→ What you are asked to do: Produce an exact transcription of the listing below, omitting the pictures.

· · · ·

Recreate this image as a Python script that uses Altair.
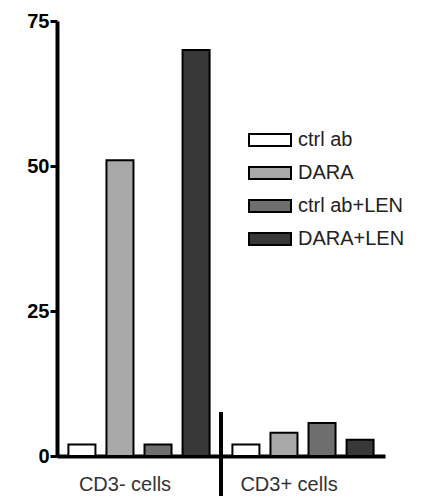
import altair as alt
import pandas as pd

groups = ["CD3- cells", "CD3+ cells"]
series = ["ctrl ab", "DARA", "ctrl ab+LEN", "DARA+LEN"]
values_cd3neg = [2.0, 51.0, 2.0, 70.0]
values_cd3pos = [2.0, 4.0, 5.7, 2.8]
y_ticks = [0, 25, 50, 75]
fills = ["#ffffff", "#a8a8a8", "#6e6e6e", "#383838"]

rows = []
for g, vals in zip(groups, [values_cd3neg, values_cd3pos]):
    for s, v in zip(series, vals):
        rows.append({"group": g, "series": s, "value": v})
df = pd.DataFrame(rows)

FONT = "Liberation Sans"

bars = alt.Chart(df).mark_bar(stroke="black", strokeWidth=2).encode(
    x=alt.X("group:N", sort=groups,
            scale=alt.Scale(paddingInner=0, paddingOuter=0),
            axis=alt.Axis(title=None, labels=False, ticks=False, domainWidth=4,
                          domainColor="black")),
    xOffset=alt.XOffset("series:N", sort=series,
                        scale=alt.Scale(paddingInner=0.29, paddingOuter=0.3)),
    y=alt.Y("value:Q", scale=alt.Scale(domain=[0, 75], nice=False),
            axis=alt.Axis(title=None, values=y_ticks, grid=False, domainWidth=4,
                          domainColor="black", tickColor="black", tickWidth=3,
                          tickSize=7, labelPadding=1, labelFont=FONT,
                          labelFontWeight="bold", labelFontSize=20,
                          labelColor="black")),
    fill=alt.Fill("series:N", sort=series,
                  scale=alt.Scale(domain=series, range=fills),
                  legend=alt.Legend(title=None, orient="none", legendX=191, legendY=97,
                                    symbolType="M-1,-0.29L1,-0.29L1,0.29L-1,0.29Z",
                                    symbolSize=1764, symbolStrokeColor="black",
                                    symbolStrokeWidth=2, symbolOpacity=1,
                                    labelFont=FONT, labelFontSize=20,
                                    labelColor="#222222", labelOffset=6,
                                    rowPadding=-3)),
)

lab_df = pd.DataFrame({"group": groups})
labels = alt.Chart(lab_df).mark_text(
    font=FONT, fontSize=20, color="#333333", dx=-14, baseline="middle"
).encode(
    x=alt.X("group:N", sort=groups),
    y=alt.value(464),
    text="group:N",
)

sep_df = pd.DataFrame({"group": [groups[1]]})
sep = alt.Chart(sep_df).mark_rule(color="black", strokeWidth=4, clip=False).encode(
    x=alt.X("group:N", sort=groups, bandPosition=0),
    y=alt.value(391),
    y2=alt.value(490),
)

chart = alt.layer(bars, labels, sep).properties(
    width=328, height=435,
    autosize=alt.AutoSizeParams(type="none"),
    padding={"left": 49, "top": 13, "right": 33, "bottom": 40},
).configure_view(stroke=None)

chart.save("out.html", embed_options={"renderer": "svg", "actions": False})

· · · ·

→ Exercise answer:
Recreate this image as a Python script that uses Altair.
import altair as alt
import pandas as pd

groups = ["CD3- cells", "CD3+ cells"]
series = ["ctrl ab", "DARA", "ctrl ab+LEN", "DARA+LEN"]
values_cd3neg = [2.0, 51.0, 2.0, 70.0]
values_cd3pos = [2.0, 4.0, 5.7, 2.8]
y_ticks = [0, 25, 50, 75]
fills = ["#ffffff", "#a8a8a8", "#6e6e6e", "#383838"]

rows = []
for g, vals in zip(groups, [values_cd3neg, values_cd3pos]):
    for s, v in zip(series, vals):
        rows.append({"group": g, "series": s, "value": v})
df = pd.DataFrame(rows)

FONT = "Liberation Sans"

bars = alt.Chart(df).mark_bar(stroke="black", strokeWidth=2).encode(
    x=alt.X("group:N", sort=groups,
            scale=alt.Scale(paddingInner=0, paddingOuter=0),
            axis=alt.Axis(title=None, labels=False, ticks=False, domainWidth=4,
                          domainColor="black")),
    xOffset=alt.XOffset("series:N", sort=series,
                        scale=alt.Scale(paddingInner=0.29, paddingOuter=0.3)),
    y=alt.Y("value:Q", scale=alt.Scale(domain=[0, 75], nice=False),
            axis=alt.Axis(title=None, values=y_ticks, grid=False, domainWidth=4,
                          domainColor="black", tickColor="black", tickWidth=3,
                          tickSize=7, labelPadding=1, labelFont=FONT,
                          labelFontWeight="bold", labelFontSize=20,
                          labelColor="black")),
    fill=alt.Fill("series:N", sort=series,
                  scale=alt.Scale(domain=series, range=fills),
                  legend=alt.Legend(title=None, orient="none", legendX=191, legendY=97,
                                    symbolType="M-1,-0.29L1,-0.29L1,0.29L-1,0.29Z",
                                    symbolSize=1764, symbolStrokeColor="black",
                                    symbolStrokeWidth=2, symbolOpacity=1,
                                    labelFont=FONT, labelFontSize=20,
                                    labelColor="#222222", labelOffset=6,
                                    rowPadding=-3)),
)

lab_df = pd.DataFrame({"group": groups})
labels = alt.Chart(lab_df).mark_text(
    font=FONT, fontSize=20, color="#333333", dx=-14, baseline="middle"
).encode(
    x=alt.X("group:N", sort=groups),
    y=alt.value(464),
    text="group:N",
)

sep_df = pd.DataFrame({"group": [groups[1]]})
sep = alt.Chart(sep_df).mark_rule(color="black", strokeWidth=4, clip=False).encode(
    x=alt.X("group:N", sort=groups, bandPosition=0),
    y=alt.value(391),
    y2=alt.value(490),
)

chart = alt.layer(bars, labels, sep).properties(
    width=328, height=435,
    autosize=alt.AutoSizeParams(type="none"),
    padding={"left": 49, "top": 13, "right": 33, "bottom": 40},
).configure_view(stroke=None)

chart.save("out.html", embed_options={"renderer": "svg", "actions": False})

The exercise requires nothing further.